_Figure scripts_

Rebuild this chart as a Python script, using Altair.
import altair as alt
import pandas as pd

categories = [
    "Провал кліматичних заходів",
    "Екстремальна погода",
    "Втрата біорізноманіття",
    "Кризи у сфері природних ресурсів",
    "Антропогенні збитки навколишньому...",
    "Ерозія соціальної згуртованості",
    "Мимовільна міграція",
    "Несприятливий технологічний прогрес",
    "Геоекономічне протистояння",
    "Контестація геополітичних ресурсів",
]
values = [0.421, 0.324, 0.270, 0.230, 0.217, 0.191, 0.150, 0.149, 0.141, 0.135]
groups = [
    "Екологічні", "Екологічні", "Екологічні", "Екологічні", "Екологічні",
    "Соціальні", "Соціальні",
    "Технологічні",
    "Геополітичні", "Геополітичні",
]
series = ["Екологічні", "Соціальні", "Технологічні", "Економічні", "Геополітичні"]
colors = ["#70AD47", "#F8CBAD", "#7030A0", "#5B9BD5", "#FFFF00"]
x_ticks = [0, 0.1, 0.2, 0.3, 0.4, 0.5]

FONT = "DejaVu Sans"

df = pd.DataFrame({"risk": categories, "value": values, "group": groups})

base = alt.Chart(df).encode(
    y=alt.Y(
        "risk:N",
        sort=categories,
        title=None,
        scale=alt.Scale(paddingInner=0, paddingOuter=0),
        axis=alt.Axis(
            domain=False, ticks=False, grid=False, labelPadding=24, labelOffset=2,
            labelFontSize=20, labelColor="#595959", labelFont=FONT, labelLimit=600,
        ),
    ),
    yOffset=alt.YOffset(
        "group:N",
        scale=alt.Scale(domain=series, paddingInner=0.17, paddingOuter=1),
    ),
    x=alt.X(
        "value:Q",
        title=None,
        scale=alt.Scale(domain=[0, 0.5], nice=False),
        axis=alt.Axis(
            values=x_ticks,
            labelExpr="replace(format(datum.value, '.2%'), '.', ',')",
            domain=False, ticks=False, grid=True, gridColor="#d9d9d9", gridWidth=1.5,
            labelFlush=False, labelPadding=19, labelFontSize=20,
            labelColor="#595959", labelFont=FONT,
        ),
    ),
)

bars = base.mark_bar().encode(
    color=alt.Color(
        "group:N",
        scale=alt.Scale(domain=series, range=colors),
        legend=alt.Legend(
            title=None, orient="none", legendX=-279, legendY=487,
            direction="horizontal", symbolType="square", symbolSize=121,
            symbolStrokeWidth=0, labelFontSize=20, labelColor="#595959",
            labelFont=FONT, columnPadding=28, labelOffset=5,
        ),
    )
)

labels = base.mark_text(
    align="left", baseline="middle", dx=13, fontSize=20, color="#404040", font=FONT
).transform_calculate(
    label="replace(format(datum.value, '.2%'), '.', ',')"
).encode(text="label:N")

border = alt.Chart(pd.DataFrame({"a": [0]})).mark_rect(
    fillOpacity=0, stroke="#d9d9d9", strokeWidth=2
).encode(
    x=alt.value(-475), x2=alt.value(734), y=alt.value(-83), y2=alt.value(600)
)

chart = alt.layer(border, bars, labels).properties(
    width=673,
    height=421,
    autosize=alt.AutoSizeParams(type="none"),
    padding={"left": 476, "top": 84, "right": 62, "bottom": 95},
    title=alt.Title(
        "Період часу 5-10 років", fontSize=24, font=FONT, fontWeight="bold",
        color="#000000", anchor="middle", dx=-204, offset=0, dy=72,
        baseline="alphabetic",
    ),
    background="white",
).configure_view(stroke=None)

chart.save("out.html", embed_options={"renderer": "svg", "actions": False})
==
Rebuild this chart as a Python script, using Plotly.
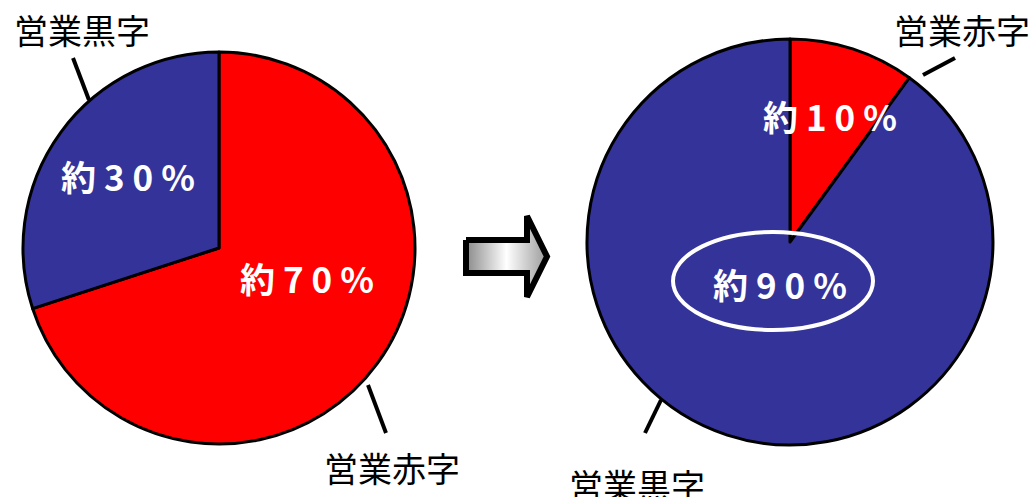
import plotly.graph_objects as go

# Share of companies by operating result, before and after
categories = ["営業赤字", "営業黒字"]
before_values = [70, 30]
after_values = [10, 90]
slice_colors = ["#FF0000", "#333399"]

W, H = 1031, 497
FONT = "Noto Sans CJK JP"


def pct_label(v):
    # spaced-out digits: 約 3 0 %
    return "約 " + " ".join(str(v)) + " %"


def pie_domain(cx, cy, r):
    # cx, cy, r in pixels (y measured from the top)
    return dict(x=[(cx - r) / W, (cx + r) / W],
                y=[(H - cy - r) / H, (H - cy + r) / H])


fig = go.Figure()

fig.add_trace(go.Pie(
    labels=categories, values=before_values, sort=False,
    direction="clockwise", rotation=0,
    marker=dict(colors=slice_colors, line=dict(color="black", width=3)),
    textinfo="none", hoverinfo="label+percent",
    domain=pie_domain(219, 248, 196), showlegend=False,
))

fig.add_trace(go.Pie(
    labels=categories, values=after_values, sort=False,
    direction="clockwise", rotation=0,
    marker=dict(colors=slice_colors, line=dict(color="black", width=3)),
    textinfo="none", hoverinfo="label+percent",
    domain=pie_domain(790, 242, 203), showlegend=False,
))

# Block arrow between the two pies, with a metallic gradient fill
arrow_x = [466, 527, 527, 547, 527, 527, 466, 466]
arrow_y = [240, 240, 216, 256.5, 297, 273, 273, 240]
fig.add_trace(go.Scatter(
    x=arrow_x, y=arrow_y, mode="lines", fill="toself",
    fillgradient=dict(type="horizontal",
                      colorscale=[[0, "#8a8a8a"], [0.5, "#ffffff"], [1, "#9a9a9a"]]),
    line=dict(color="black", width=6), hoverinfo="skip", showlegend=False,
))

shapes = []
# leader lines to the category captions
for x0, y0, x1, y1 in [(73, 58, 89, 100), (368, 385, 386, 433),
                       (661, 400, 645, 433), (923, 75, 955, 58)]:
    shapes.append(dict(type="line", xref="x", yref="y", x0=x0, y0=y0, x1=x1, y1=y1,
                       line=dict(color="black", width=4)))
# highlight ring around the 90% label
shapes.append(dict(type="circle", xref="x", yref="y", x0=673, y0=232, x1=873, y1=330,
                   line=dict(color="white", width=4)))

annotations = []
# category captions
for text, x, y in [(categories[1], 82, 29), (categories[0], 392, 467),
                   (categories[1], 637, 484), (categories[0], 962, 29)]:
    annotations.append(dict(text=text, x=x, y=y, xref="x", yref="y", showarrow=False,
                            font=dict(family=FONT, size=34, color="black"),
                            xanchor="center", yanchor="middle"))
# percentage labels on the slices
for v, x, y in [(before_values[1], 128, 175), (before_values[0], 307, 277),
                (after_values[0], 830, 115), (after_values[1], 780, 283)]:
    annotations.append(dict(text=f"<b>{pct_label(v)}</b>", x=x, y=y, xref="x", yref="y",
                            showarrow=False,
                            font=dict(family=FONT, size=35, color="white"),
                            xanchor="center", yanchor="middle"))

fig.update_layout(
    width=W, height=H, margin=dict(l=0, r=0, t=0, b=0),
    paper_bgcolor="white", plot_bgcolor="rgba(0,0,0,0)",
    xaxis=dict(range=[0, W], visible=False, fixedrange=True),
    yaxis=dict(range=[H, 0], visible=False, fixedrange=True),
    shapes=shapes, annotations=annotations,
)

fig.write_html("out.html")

_GIVEN TASK_
Using the data above, extract exactly the lines from the one containing "Rebuild this chart as a Python script, using Plotly." through the one containing "fig = go.Figure()". Pictures are left out.

_OUTPUT FOR THIS EXERCISE_
Rebuild this chart as a Python script, using Plotly.
import plotly.graph_objects as go

# Share of companies by operating result, before and after
categories = ["営業赤字", "営業黒字"]
before_values = [70, 30]
after_values = [10, 90]
slice_colors = ["#FF0000", "#333399"]

W, H = 1031, 497
FONT = "Noto Sans CJK JP"


def pct_label(v):
    # spaced-out digits: 約 3 0 %
    return "約 " + " ".join(str(v)) + " %"


def pie_domain(cx, cy, r):
    # cx, cy, r in pixels (y measured from the top)
    return dict(x=[(cx - r) / W, (cx + r) / W],
                y=[(H - cy - r) / H, (H - cy + r) / H])


fig = go.Figure()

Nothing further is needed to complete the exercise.